------ Dataset records ------

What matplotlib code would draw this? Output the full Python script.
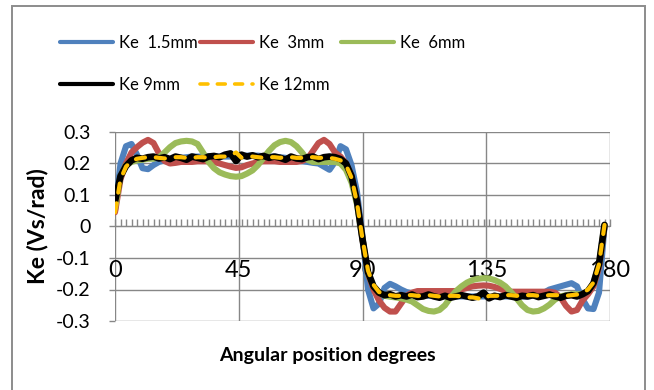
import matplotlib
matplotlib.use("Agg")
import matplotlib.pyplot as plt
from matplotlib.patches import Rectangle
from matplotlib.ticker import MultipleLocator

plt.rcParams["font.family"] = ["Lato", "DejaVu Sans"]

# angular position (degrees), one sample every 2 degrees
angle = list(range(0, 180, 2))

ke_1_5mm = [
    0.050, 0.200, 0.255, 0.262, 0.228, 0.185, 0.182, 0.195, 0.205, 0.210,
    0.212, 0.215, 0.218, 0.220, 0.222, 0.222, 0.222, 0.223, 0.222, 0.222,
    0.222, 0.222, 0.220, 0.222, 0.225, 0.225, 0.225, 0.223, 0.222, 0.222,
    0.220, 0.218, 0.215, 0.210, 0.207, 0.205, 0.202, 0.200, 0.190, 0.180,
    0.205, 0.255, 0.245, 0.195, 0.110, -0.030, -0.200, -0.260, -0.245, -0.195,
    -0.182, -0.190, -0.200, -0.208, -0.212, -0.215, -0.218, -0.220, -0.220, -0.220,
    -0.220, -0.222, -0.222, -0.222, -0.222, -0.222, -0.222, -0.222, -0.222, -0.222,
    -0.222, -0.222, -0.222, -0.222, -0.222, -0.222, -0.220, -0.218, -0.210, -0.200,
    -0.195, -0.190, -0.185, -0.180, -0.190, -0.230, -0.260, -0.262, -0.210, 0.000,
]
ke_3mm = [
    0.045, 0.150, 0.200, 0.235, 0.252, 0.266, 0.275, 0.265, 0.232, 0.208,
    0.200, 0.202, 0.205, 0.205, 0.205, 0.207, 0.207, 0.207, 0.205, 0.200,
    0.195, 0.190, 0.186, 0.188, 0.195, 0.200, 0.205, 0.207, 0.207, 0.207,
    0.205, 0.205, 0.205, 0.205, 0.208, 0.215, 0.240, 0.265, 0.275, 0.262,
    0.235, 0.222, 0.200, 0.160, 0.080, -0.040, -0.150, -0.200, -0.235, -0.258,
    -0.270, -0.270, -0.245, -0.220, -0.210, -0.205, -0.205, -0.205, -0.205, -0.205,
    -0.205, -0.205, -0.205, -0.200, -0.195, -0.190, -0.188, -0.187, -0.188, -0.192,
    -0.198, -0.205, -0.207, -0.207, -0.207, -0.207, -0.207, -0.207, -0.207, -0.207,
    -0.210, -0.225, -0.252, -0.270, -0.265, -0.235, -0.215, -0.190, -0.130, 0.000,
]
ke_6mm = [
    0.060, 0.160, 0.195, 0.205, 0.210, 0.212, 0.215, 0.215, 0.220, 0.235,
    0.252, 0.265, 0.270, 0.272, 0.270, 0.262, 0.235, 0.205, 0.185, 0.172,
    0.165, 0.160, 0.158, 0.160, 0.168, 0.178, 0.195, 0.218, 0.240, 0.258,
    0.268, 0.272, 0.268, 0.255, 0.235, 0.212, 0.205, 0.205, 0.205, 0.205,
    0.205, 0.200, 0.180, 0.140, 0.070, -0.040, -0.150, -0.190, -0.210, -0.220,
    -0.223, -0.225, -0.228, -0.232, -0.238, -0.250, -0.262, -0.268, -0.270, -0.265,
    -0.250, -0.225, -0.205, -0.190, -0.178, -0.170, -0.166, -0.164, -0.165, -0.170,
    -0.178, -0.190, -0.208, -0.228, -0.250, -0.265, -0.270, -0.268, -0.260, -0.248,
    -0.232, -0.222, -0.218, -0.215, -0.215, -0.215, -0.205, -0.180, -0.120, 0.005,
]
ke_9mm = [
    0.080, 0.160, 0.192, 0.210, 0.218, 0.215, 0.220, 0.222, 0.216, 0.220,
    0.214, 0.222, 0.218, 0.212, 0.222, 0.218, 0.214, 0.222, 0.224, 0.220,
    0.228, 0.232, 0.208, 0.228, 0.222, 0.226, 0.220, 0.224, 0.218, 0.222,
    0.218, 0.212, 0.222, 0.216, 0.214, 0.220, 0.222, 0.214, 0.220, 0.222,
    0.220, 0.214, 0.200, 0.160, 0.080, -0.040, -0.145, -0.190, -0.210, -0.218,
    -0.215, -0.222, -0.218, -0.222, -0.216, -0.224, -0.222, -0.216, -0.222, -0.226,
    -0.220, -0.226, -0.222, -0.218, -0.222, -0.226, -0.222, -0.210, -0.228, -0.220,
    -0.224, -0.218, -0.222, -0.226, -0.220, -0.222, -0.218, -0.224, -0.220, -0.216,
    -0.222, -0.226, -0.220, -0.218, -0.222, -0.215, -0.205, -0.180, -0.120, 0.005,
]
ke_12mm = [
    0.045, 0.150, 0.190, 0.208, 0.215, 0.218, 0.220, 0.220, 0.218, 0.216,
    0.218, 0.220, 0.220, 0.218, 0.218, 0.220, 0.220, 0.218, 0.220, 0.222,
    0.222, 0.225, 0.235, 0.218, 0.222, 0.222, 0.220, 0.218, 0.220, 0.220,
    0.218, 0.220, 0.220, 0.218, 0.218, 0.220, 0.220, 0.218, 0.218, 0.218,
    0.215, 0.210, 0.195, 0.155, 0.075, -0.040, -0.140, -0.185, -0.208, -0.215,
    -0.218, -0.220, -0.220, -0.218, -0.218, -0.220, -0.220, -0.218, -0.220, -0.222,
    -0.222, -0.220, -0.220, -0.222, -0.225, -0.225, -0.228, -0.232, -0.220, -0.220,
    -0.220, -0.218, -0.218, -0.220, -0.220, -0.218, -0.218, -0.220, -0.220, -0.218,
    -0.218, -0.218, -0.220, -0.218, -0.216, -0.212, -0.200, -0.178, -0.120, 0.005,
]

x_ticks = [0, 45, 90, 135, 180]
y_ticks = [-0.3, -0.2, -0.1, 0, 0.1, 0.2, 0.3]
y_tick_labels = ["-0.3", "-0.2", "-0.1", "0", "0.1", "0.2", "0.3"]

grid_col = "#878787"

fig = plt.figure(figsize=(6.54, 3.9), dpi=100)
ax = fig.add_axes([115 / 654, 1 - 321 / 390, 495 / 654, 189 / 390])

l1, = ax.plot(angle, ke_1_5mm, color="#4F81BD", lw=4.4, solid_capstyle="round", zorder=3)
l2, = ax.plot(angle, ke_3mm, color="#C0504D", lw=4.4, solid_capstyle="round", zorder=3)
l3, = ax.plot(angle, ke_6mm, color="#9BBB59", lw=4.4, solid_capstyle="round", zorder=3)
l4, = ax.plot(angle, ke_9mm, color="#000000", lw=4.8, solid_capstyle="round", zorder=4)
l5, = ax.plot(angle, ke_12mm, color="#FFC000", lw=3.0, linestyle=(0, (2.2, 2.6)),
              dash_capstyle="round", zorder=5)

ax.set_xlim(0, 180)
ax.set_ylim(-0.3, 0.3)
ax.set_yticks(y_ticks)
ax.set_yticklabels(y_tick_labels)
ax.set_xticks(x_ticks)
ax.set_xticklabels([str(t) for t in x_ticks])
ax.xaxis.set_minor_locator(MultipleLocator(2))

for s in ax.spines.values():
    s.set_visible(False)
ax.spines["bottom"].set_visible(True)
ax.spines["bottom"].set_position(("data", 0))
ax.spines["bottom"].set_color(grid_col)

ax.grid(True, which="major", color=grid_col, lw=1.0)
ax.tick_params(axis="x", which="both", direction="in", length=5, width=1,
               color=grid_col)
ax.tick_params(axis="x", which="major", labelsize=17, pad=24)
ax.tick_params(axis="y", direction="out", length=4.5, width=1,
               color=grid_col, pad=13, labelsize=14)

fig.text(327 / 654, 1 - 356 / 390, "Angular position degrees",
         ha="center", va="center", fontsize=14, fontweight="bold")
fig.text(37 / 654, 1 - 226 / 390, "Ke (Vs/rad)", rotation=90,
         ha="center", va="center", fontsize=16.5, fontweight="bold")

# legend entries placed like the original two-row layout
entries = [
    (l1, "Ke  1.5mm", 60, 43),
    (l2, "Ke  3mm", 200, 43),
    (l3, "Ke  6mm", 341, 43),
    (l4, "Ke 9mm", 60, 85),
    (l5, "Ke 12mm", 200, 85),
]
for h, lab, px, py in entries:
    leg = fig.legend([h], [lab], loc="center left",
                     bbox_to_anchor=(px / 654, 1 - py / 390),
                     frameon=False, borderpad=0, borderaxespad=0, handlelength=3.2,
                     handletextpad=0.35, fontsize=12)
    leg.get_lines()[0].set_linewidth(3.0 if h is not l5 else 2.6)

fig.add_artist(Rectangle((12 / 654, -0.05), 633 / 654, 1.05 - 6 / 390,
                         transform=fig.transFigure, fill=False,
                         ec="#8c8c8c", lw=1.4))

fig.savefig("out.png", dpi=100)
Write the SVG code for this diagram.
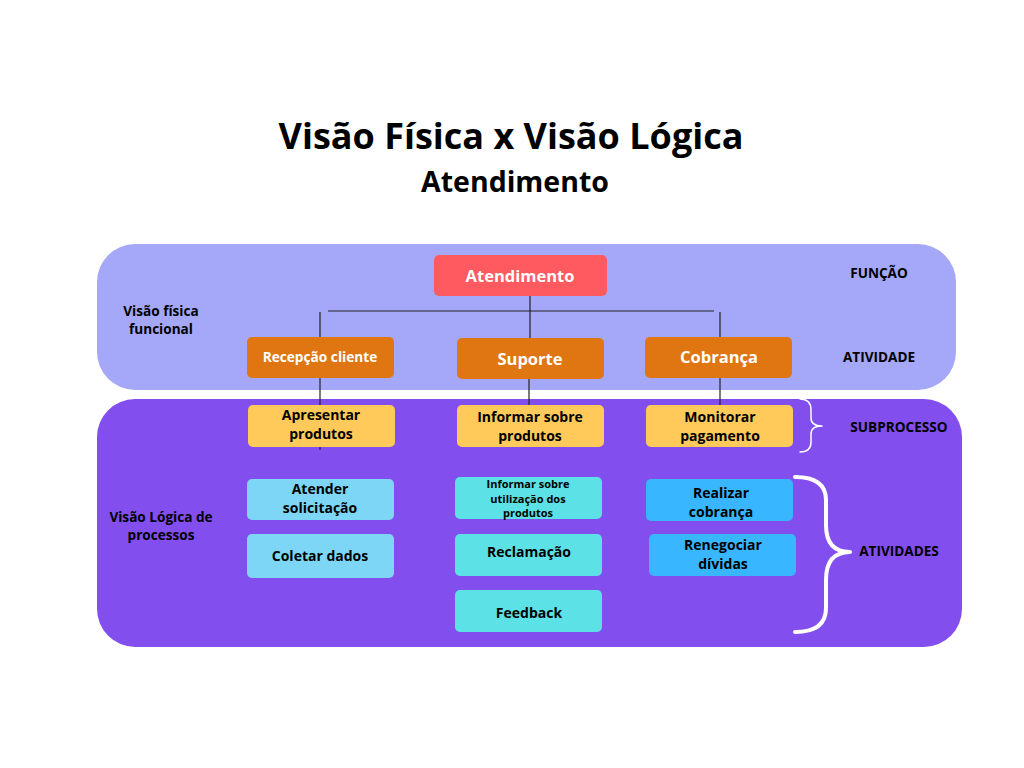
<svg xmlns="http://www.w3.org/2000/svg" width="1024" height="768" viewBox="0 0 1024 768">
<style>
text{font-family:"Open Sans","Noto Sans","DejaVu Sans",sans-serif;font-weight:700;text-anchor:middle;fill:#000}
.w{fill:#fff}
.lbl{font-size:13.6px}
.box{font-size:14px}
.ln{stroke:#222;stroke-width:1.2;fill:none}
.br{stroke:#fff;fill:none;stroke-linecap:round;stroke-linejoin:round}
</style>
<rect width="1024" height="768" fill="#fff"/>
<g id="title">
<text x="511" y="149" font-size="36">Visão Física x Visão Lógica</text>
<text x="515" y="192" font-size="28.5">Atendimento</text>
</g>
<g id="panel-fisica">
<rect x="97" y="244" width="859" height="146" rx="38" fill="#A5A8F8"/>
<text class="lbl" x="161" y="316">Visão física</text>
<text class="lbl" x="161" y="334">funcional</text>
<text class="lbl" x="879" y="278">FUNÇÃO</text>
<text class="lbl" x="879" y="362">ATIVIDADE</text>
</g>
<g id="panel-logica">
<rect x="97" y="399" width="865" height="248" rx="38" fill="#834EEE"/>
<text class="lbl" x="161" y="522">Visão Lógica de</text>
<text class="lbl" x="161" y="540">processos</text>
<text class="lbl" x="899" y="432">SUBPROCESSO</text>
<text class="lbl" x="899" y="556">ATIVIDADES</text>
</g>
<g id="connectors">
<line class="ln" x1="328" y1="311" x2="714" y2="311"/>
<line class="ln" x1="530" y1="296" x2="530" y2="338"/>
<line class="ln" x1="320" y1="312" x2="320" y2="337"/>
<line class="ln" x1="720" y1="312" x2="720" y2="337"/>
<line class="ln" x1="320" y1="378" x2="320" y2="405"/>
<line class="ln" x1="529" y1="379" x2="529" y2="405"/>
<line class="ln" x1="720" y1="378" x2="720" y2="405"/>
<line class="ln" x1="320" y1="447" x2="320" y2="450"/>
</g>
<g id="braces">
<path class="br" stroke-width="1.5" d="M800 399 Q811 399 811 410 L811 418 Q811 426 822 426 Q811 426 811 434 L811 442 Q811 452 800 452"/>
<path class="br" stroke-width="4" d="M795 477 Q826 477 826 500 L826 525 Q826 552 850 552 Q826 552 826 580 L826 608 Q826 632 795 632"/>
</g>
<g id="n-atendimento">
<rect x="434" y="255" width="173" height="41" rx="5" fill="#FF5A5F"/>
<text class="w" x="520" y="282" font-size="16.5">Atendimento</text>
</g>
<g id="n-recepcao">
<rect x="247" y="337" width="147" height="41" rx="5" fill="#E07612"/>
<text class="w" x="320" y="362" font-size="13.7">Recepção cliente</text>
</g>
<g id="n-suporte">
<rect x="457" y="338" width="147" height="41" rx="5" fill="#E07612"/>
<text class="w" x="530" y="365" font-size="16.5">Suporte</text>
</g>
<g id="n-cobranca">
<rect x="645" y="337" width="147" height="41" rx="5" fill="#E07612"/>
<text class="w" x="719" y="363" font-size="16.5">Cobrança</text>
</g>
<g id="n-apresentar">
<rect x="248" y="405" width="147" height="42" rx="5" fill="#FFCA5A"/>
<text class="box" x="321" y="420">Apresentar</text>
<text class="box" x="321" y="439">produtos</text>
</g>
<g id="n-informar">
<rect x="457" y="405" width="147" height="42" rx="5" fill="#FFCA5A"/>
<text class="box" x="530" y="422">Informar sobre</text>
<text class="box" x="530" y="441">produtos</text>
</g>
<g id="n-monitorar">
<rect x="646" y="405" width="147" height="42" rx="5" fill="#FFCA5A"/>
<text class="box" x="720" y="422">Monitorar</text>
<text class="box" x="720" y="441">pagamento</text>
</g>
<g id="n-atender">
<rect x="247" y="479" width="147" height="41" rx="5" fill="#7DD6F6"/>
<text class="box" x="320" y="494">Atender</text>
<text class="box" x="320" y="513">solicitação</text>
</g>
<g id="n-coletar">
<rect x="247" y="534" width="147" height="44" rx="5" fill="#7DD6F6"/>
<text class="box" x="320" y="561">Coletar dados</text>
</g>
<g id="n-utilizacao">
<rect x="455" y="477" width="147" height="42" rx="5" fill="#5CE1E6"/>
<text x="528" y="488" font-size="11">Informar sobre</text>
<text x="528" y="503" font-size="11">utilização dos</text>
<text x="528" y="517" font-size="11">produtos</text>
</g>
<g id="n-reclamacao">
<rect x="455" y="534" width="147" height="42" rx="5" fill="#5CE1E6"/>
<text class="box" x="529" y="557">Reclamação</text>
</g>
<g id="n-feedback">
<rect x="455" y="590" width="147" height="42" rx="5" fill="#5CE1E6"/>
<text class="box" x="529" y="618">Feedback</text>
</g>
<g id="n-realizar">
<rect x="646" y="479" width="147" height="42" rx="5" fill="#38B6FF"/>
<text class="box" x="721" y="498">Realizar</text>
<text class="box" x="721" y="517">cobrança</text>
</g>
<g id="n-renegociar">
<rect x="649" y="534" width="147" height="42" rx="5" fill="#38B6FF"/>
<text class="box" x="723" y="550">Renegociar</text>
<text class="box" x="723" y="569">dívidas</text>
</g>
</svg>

------

Written instruction: Repeat the listing above up to and including the line with "angle = list(range(0, 180, 2))", starting from its first line. Drop any pictures.

Exercise response:
What matplotlib code would draw this? Output the full Python script.
import matplotlib
matplotlib.use("Agg")
import matplotlib.pyplot as plt
from matplotlib.patches import Rectangle
from matplotlib.ticker import MultipleLocator

plt.rcParams["font.family"] = ["Lato", "DejaVu Sans"]

# angular position (degrees), one sample every 2 degrees
angle = list(range(0, 180, 2))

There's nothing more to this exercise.